Dinner (if it's not more of the above): 
  • couscous
  • instant refried beans
  • instant mashed potatoes (Idahoan only)
  • powdered hummus
  • ramen (without the flavor packet)
These can all be rehydrated nicely without hot water. They also all benefit from an enthusiastic application of olive oil and spices—the spices added at home, the olive oil added on-trail. The couscous and beans that I have been experimenting with, both from the Winco bulk aisle, take about 25 minutes to come fully back to life with cold water. The ramen I'm not sure about yet, but I've heard half an hour. I plan on using either a screw-top tupperware container or perhaps something like an empty plastic mayonnaise jar to let the rehydration take place as I hike, rather than after I've stopped. Again, waiting around sucks.

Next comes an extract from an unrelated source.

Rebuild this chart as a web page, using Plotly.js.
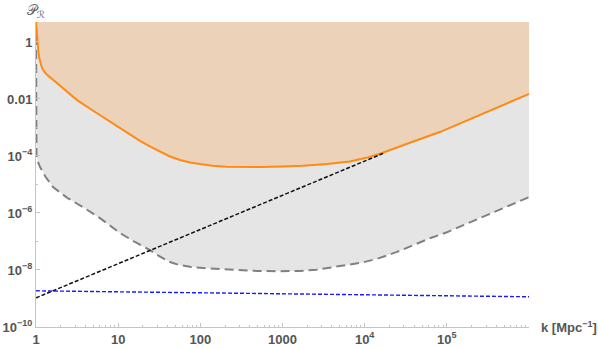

Going stoveless takes away some of the burden on Kristin, my maildrop coordinator and self-appointed Dehydration Doyenne, which is probably a good thing. We're way behind on learning the dehydrator, and there's only a month left to figure it out, in which time we each have only a hundred other things to take care of. The new food strategy is easier to manage logistically, but still leaves plenty of room for experimentation and variety. After the AT, I thought I might not like to go the no-cook route again, but I hadn't really paused to consider how much I could improve on my food options if customized maildrops are thrown into the mix. Luckily, I have someone who is willing and able to assume that role for me.